If a plug-in hybrid is also equipped with a flexible fuel engine that can burn any mixture of alcohol and gasoline--about 6 million flex-fuel cars have been made since 1996--fuel economy could reach 500 m.p.g.

A blueprint for energy security produced by Set America Free, a coalition of think tanks, holds that if by 2025 all cars on the road are hybrids and half are plug-in hybrid vehicles, U.S. oil imports would drop by 12 million barrels a day, which is what we import today.

Plug-ins are clearly the near-term solution that best fits the American way of life. Yet U.S. automakers still are sticking to a business strategy that will only worsen their situation.

Bush should stress to the CEOs that a federal bailout--similar to the 1979 move by Congress to save Chrysler--is not an option. But should the automakers decide to make vehicles that enable fuel choice, electrify transportation and embrace plug-ins, Congress and the administration would provide the necessary help. The Vehicle and Fuel Choices for American Security Act, bipartisan legislation that would provide automakers with incentives to retool production lines to produce hybrids, plug-ins and flex-fuel cars and provide consumers with tax incentives to purchase these cars, is already before Congress.
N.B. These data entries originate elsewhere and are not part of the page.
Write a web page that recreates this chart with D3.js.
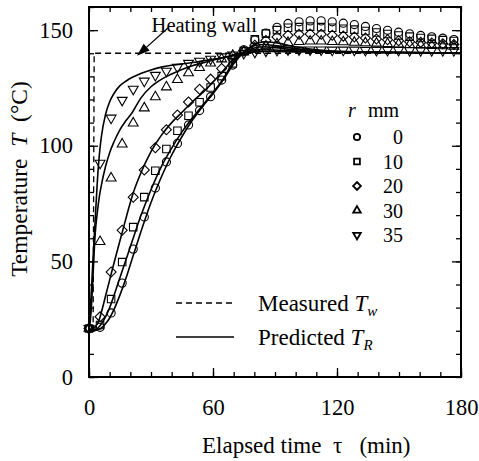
<!DOCTYPE html>
<html>
<head>
<meta charset="utf-8">
<script src="https://cdn.jsdelivr.net/npm/d3@7"></script>
<style>
body { margin: 0; background: #fff; }
text { font-family: "Liberation Serif", "Times New Roman", serif; fill: #000; white-space: pre; }
</style>
</head>
<body>
<div class="chart"></div>
<script>
// measured points, sampled every ~5.35 min
const times = [0, 5.35, 10.7, 16.05, 21.4, 26.75, 32.1, 37.45, 42.8, 48.15, 53.5, 58.85, 64.2, 69.55,
    74.9, 80.25, 85.6, 90.95, 96.3, 101.65, 107, 112.35, 117.7, 123.05, 128.4, 133.75, 139.1,
    144.45, 149.8, 155.15, 160.5, 165.85, 171.2, 176.55];
const meas_r0 = [21, 21.5, 27.7, 40.6, 55.3, 69.2, 81.7, 93, 101, 109, 115.2, 121.2, 128.4, 134.9,
    141.5, 145.7, 148.7, 151.2, 152.9, 153.6, 154, 154, 153.6, 153, 152.4, 151.6, 150.7,
    149.9, 149.1, 148.4, 147.7, 147.1, 146.5, 145.9];
const meas_r10 = [21, 22.5, 33.7, 49.7, 64.8, 77.8, 89.2, 98.6, 106.5, 113, 118.8, 125.2, 130.1, 135.6,
    141, 146, 148.5, 150, 151, 151.3, 151.5, 151.3, 151, 150.6, 150.2, 149.6, 149,
    148.3, 147.7, 147.2, 146.6, 146.2, 145.7, 145.3];
const meas_r20 = [21, 26, 45.4, 63.5, 77.7, 89.5, 99.1, 106.9, 113.3, 118.9, 124.4, 128.8, 133.4, 137.5,
    141, 143.5, 145.5, 147, 147.8, 148.2, 148.3, 148.2, 147.8, 147.4, 147, 146.6, 146.2,
    145.8, 145.4, 145, 144.7, 144.4, 144.1, 143.8];
const meas_r30 = [21, 58.5, 86, 100.7, 109.8, 116.3, 121.1, 125.4, 128.6, 131.5, 133.8, 135.7, 137.5, 139,
    140.5, 142, 143, 144, 144.6, 145, 145.2, 145.2, 145, 144.9, 144.7, 144.5, 144.3,
    144.1, 143.9, 143.7, 143.5, 143.3, 143.2, 143];
const meas_r35 = [21, 92.5, 112, 119.7, 124.5, 128, 130.5, 132.3, 134, 135.7, 136.6, 137.5, 138.5, 139.3,
    140, 140.5, 141, 141.3, 141.5, 141.5, 141.5, 141.5, 141.4, 141.4, 141.4, 141.3, 141.3,
    141.3, 141.3, 141.2, 141.2, 141.2, 141.2, 141.2];

// predicted curves
const predTimes = [0, 1, 2, 3, 4, 5, 6, 8, 10, 12, 15, 18, 21, 25, 30, 35, 40, 45, 50, 55, 60, 65, 70,
    75, 80, 85, 90, 100, 110, 125, 150, 180];
const pred_r0 = [20, 20, 20, 20.1, 20.3, 20.7, 21.2, 23, 25.5, 29, 35.5, 43, 51.5, 62.5, 75.5, 86.5, 96,
    104, 111, 117, 122.5, 128.5, 135.5, 140.5, 143.8, 145, 144.6, 142.8, 141.5, 140.7, 140.3, 140.2];
const pred_r10 = [20, 20, 20.2, 20.5, 21, 21.8, 23, 26, 30, 35, 43, 51, 59, 69.5, 81, 91, 99, 106,
    112, 117.5, 123, 129, 136.5, 140.8, 143.2, 143.8, 143.3, 142, 141.2, 140.6, 140.3, 140.2];
const pred_r20 = [20, 20.3, 20.8, 21.8, 23, 25, 28, 35, 42, 49, 59, 69, 78.5, 88, 97.5, 104.5, 110,
    114.5, 119, 123, 127.5, 132.5, 137.5, 140.5, 142.3, 142.8, 142.4, 141.5, 140.9, 140.5, 140.3, 140.2];
const pred_r30 = [20, 28, 45, 62, 71, 78, 83, 91, 97, 101.5, 107, 111, 114.5, 120.5, 125.5, 128.7, 131,
    133, 134.6, 135.8, 137, 138.2, 139.2, 140.4, 141.2, 141.5, 141.4, 141, 140.7, 140.5, 140.3, 140.2];
const pred_r35 = [20, 35, 52, 68, 84, 96, 104, 113.5, 119, 122.5, 126, 128, 129.6, 131.2, 132.8, 134,
    134.8, 135.4, 136, 136.7, 137.4, 138.1, 138.9, 139.8, 140.5, 140.8, 140.8, 140.6, 140.5, 140.4, 140.3, 140.2];

// heating wall (measured Tw)
const wallTimes = [0, 2, 2.5, 180];
const wallTemps = [20, 22, 140, 140];

const radii = ["0", "10", "20", "30", "35"];
const symbolsByRadius = ["circle", "square", "diamond", "up", "down"];

const measured = [meas_r0, meas_r10, meas_r20, meas_r30, meas_r35];
const predicted = [pred_r0, pred_r10, pred_r20, pred_r30, pred_r35];

const width = 479;
const height = 461;
const margin = {top: 7, right: 18, bottom: 84, left: 89};

const svg = d3.select("div.chart")
    .append("svg")
    .attr("width", width)
    .attr("height", height);

const x = d3.scaleLinear().domain([0, 180]).range([margin.left, width - margin.right]);
const y = d3.scaleLinear().domain([0, 160]).range([height - margin.bottom, margin.top]);

const x0 = margin.left, x1 = width - margin.right;
const y0 = height - margin.bottom, y1 = margin.top;

// ticks: minor every 10, major every 60 (x) / 50 (y), all pointing inward
function ticks(g) {
    g.select(".domain").remove();
    g.selectAll("line").attr("stroke", "#000").attr("stroke-width", 1.3);
}
const fontSize = 22.5;

svg.append("g").attr("transform", `translate(0,${y0})`)
    .call(d3.axisBottom(x).tickValues(d3.range(0, 181, 10)).tickSize(-5).tickFormat(""))
    .call(ticks);
svg.append("g").attr("transform", `translate(0,${y0})`)
    .call(d3.axisBottom(x).tickValues([0, 60, 120, 180]).tickSize(-9).tickPadding(22))
    .call(ticks)
    .selectAll("text").style("font-size", fontSize + "px").attr("font-family", null);

svg.append("g").attr("transform", `translate(0,${y1})`)
    .call(d3.axisTop(x).tickValues(d3.range(0, 181, 10)).tickSize(-5).tickFormat(""))
    .call(ticks);
svg.append("g").attr("transform", `translate(0,${y1})`)
    .call(d3.axisTop(x).tickValues([60, 120]).tickSize(-9).tickFormat(""))
    .call(ticks);

svg.append("g").attr("transform", `translate(${x0},0)`)
    .call(d3.axisLeft(y).tickValues(d3.range(0, 161, 10)).tickSize(-5).tickFormat(""))
    .call(ticks);
svg.append("g").attr("transform", `translate(${x0},0)`)
    .call(d3.axisLeft(y).tickValues([0, 50, 100, 150]).tickSize(-9).tickPadding(16))
    .call(ticks)
    .selectAll("text").style("font-size", fontSize + "px").attr("font-family", null);

svg.append("g").attr("transform", `translate(${x1},0)`)
    .call(d3.axisRight(y).tickValues(d3.range(0, 161, 10)).tickSize(-5).tickFormat(""))
    .call(ticks);
svg.append("g").attr("transform", `translate(${x1},0)`)
    .call(d3.axisRight(y).tickValues([50, 100, 150]).tickSize(-9).tickFormat(""))
    .call(ticks);

// frame
svg.append("rect")
    .attr("x", x0).attr("y", y1)
    .attr("width", x1 - x0).attr("height", y0 - y1)
    .attr("fill", "none").attr("stroke", "#000").attr("stroke-width", 2);

// axis titles
const xTitle = svg.append("text")
    .attr("x", 202).attr("y", 453)
    .style("font-size", "23px");
xTitle.append("tspan").text("Elapsed time  τ   (min)");

const yTitle = svg.append("text")
    .attr("transform", "translate(27,179) rotate(-90)")
    .attr("text-anchor", "middle")
    .style("font-size", "23.5px");
yTitle.append("tspan").text("Temperature  ");
yTitle.append("tspan").attr("font-style", "italic").text("T");
yTitle.append("tspan").text("  (°C)");

// lines
const line = d3.line()
    .x(d => x(d[0]))
    .y(d => y(d[1]))
    .curve(d3.curveMonotoneX);

const plot = svg.append("g");

plot.append("path")
    .datum(wallTimes.map((t, i) => [t, wallTemps[i]]))
    .attr("d", d3.line().x(d => x(d[0])).y(d => y(d[1])))
    .attr("fill", "none")
    .attr("stroke", "#000")
    .attr("stroke-width", 1.3)
    .attr("stroke-dasharray", "6,4");

plot.selectAll("path.pred")
    .data(predicted)
    .enter()
    .append("path")
    .attr("class", "pred")
    .attr("d", d => line(predTimes.map((t, i) => [t, d[i]])))
    .attr("fill", "none")
    .attr("stroke", "#000")
    .attr("stroke-width", 1.6);

// markers
function symbolPath(kind, scale) {
    if (kind === "circle") return d3.symbol(d3.symbolCircle, 52 * scale)();
    if (kind === "square") return d3.symbol(d3.symbolSquare, 56 * scale)();
    if (kind === "diamond") return d3.symbol(d3.symbolSquare, 50 * scale)();
    return d3.symbol(d3.symbolTriangle, 42 * scale)();
}
function symbolRotate(kind) {
    if (kind === "diamond") return 45;
    if (kind === "down") return 180;
    return 0;
}

measured.forEach(function (series, s) {
    const kind = symbolsByRadius[s];
    plot.append("g")
        .selectAll("path")
        .data(series.map((v, i) => [times[i], v]))
        .enter()
        .append("path")
        .attr("d", symbolPath(kind, 1))
        .attr("transform", d => `translate(${x(d[0])},${y(d[1])}) rotate(${symbolRotate(kind)})`)
        .attr("fill", "none")
        .attr("stroke", "#000")
        .attr("stroke-width", 1.1);
});

// heating wall annotation
svg.append("text")
    .attr("x", x(30.3)).attr("y", y(149.3))
    .style("font-size", "20.5px")
    .text("Heating wall");

const tail = [x(38.2), y(150.9)];
const tip = [x(23.2), y(138.9)];
const ang = Math.atan2(tip[1] - tail[1], tip[0] - tail[0]);
const headLen = 13, headW = 4.5;
const base = [tip[0] - headLen * Math.cos(ang), tip[1] - headLen * Math.sin(ang)];
svg.append("line")
    .attr("x1", tail[0]).attr("y1", tail[1])
    .attr("x2", base[0]).attr("y2", base[1])
    .attr("stroke", "#000").attr("stroke-width", 1.3);
svg.append("path")
    .attr("d", d3.line()([
        tip,
        [base[0] + headW * Math.sin(ang), base[1] - headW * Math.cos(ang)],
        [base[0] - headW * Math.sin(ang), base[1] + headW * Math.cos(ang)]
    ]) + "Z")
    .attr("fill", "#000");

// legend: radius
const legX = 357, legNumX = 403, legY0 = 137, legStep = 24.5;
svg.append("text").attr("x", 348).attr("y", 117).style("font-size", "20px")
    .attr("font-style", "italic").text("r");
svg.append("text").attr("x", 368).attr("y", 117).style("font-size", "20px").text("mm");

radii.forEach(function (r, i) {
    const kind = symbolsByRadius[i];
    svg.append("path")
        .attr("d", symbolPath(kind, 0.6))
        .attr("transform", `translate(${legX},${legY0 + i * legStep}) rotate(${symbolRotate(kind)})`)
        .attr("fill", "none")
        .attr("stroke", "#000")
        .attr("stroke-width", 1.8);
    svg.append("text")
        .attr("x", legNumX).attr("y", legY0 + i * legStep + 7)
        .attr("text-anchor", "end")
        .style("font-size", "20px")
        .text(r);
});

// legend: lines
svg.append("line")
    .attr("x1", 176).attr("x2", 234).attr("y1", 303).attr("y2", 303)
    .attr("stroke", "#000").attr("stroke-width", 1.3).attr("stroke-dasharray", "6,4");
svg.append("line")
    .attr("x1", 176).attr("x2", 234).attr("y1", 337).attr("y2", 337)
    .attr("stroke", "#000").attr("stroke-width", 1.6);

const lm = svg.append("text").attr("x", 258).attr("y", 311).style("font-size", "23px");
lm.append("tspan").text("Measured ");
lm.append("tspan").attr("font-style", "italic").text("T");
lm.append("tspan").attr("font-style", "italic").attr("dy", 5).style("font-size", "15px").text("w");

const lp = svg.append("text").attr("x", 258).attr("y", 345).style("font-size", "23px");
lp.append("tspan").text("Predicted ");
lp.append("tspan").attr("font-style", "italic").text("T");
lp.append("tspan").attr("font-style", "italic").attr("dy", 5).style("font-size", "15px").text("R");
</script>
</body>
</html>
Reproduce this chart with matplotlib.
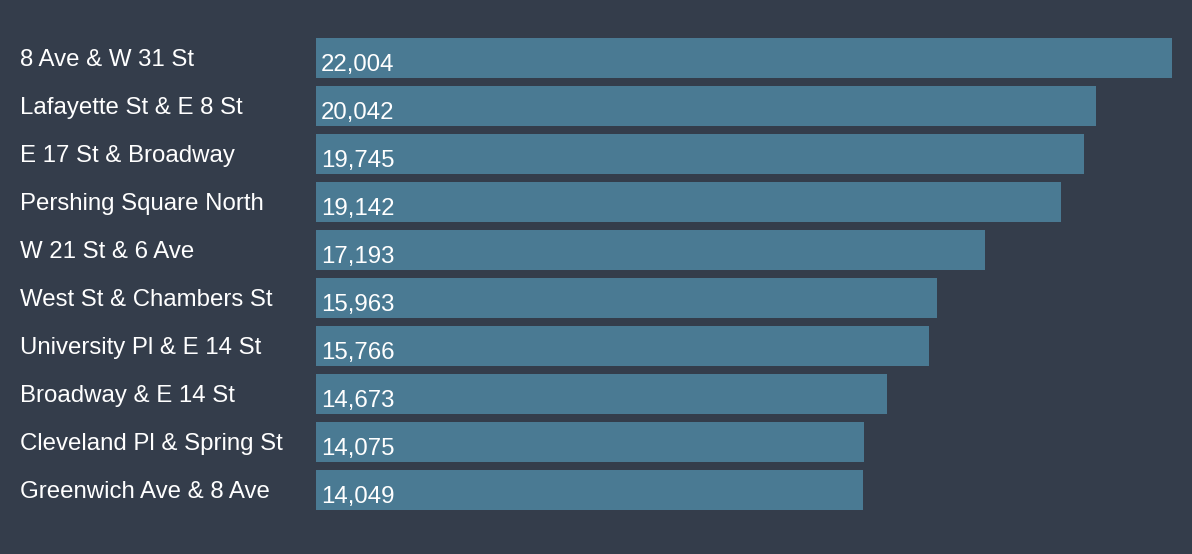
"""Top 10 Citi Bike start stations as a horizontal bar chart."""
import matplotlib
matplotlib.use("Agg")
import matplotlib.pyplot as plt
from matplotlib.transforms import blended_transform_factory, offset_copy

STATIONS = [
    "8 Ave & W 31 St",
    "Lafayette St & E 8 St",
    "E 17 St & Broadway",
    "Pershing Square North",
    "W 21 St & 6 Ave",
    "West St & Chambers St",
    "University Pl & E 14 St",
    "Broadway & E 14 St",
    "Cleveland Pl & Spring St",
    "Greenwich Ave & 8 Ave",
]
TRIPS = [22004, 20042, 19745, 19142, 17193, 15963, 15766, 14673, 14075, 14049]

BG = "#343d4b"
BAR = "#4a7a93"
W, H = 1192, 554

plt.rcParams["font.family"] = ["Liberation Sans", "DejaVu Sans"]

fig = plt.figure(figsize=(W / 100, H / 100), dpi=100, facecolor=BG)
ax = fig.add_axes([316 / W, (H - 510) / H, 856 / W, 472 / H])
ax.set_facecolor(BG)

bar_h = 40 / 48
ypos = list(range(len(STATIONS)))
ax.barh(ypos, TRIPS, height=bar_h, color=BAR, linewidth=0)

ax.set_xlim(0, max(TRIPS))
ax.set_ylim(len(STATIONS) - 1 + bar_h / 2, -bar_h / 2)
ax.axis("off")

# station names sit in the left margin, a little above the bar centre
label_tr = blended_transform_factory(fig.transFigure, ax.transData)
for y, name in zip(ypos, STATIONS):
    ax.text(20 / W, y + 8 / 48, name, transform=label_tr, color="white",
            fontsize=17.3, ha="left", va="baseline")

value_tr = offset_copy(ax.transData, fig=fig, x=5, y=0, units="dots")
for y, v in zip(ypos, TRIPS):
    ax.text(0, y + 13 / 48, f"{v:,}", transform=value_tr, color="white",
            fontsize=17.3, ha="left", va="baseline")

fig.savefig("out.png", dpi=100, facecolor=BG)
In order to jump start an initial market, Bush should prod Congress to move this bill forward and commit to substantial incorporation of such technologies into federal, state and municipal fleets.

But all of this requires the auto industry to decide to help itself and focus on developing a technological edge over its competitors, while giving American motorists new products that redefine their expectations. The president's message to Detroit should be: Plug in for America and America will keep plugging for you.